There's No House Ethics Rule That Says You Can't Make Out With Your Staffer

Rep. Vance McAllister's involvement with a staffer isn't explicitly against House ethics rules, but a similar case did lead to calls for an inquiry.

A sign for the Office of Congressional Ethics hangs on a wall October 30, 2009 in Washington, DC.

Republican Rep. Vance McAllister, R-La., apologized Monday after a video surfaced on the website of a local paper that reportedly showed him "passionately kissing and embracing a member of his congressional staff." Because the woman is a paid, part-time staffer in his congressional office, McAllister could face an ethics investigation.

Though House Ethics rules do not specifically prohibit romantic involvement between a member of Congress and his or her staff, the rules do require members to "conduct themselves at all times in a manner that reflects creditably on the House." That broad regulation could provide support for an investigation against McAllister.

Such a case is not unprecedented.

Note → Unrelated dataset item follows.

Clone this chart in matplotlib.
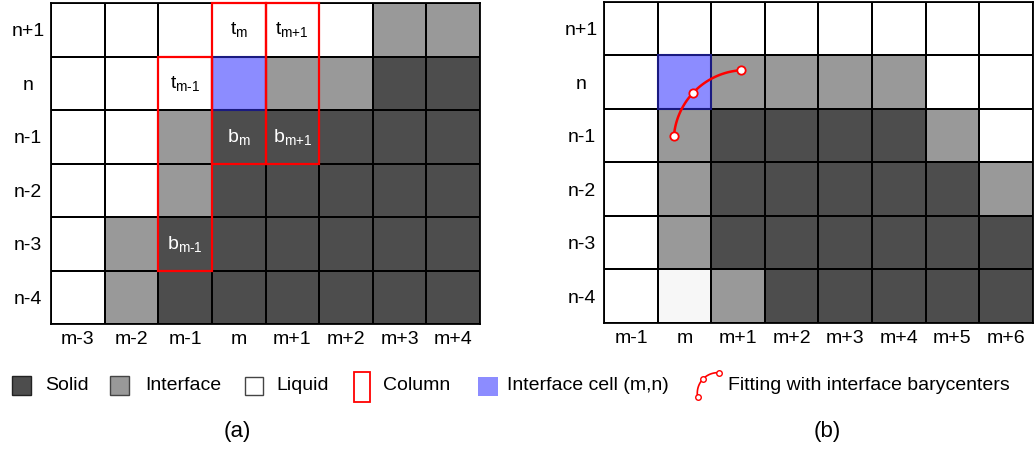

The unfolding McAllister episode is reminiscent of a 2010 incident involving then-Rep. John Souder, R-Ind., who resigned after admitting to an affair with a staffer in his own district office. After Republican Indiana Gov. Mike Pence, then one of Souder's colleagues in the House, learned of the affair, he reported it to the House Committee on Ethics. Speaker John Boehner followed up with a letter to the committee concerning the affair and told Souder to resign.

Souder took his advice, ending the investigation (the committee is only authorized to look into the conduct of current members of Congress).

However, the extent of McAllister's relationship with his staffer — identified by The Ouachita Citizen as Melissa Anne Hixon Peacock, 33 — is unclear. In his statement Monday, McAllister apologized for "what I've done," but did not elaborate on what exactly that means.

Both McCallister and Peacock are married, The Citizen reported. Peacock and her husband, Hugh Peacock, both contributed the maximum amount allowed to McCallister's campaign before she was hired to work in his congressional office, and the couple are long-time friends. Hugh Peacock and McAllister went to high school together and worked at the same oil-and-gas company for 16 years, The Citizen reported.

Neither the Office of Congressional Ethics nor the House Ethics Committee would comment on the possibility of an investigation, and none of the offices of members of the committee or the Louisiana delegation responded to requests for comment.

Asked whether a request for an investigation into the matter had been filed Monday, Ethics Committee Chief Counsel Tom Rust said, "We certainly can't comment on that."

McAllister won his House seat in a contentious special election just last November. He defeated state Sen. Neil Riser — who had the support of Gov. Bobby Jindal, outgoing Rep. Rodney Alexander, House Majority Leader Eric Cantor, and other members of the Louisiana delegation — by 19 points in a runoff.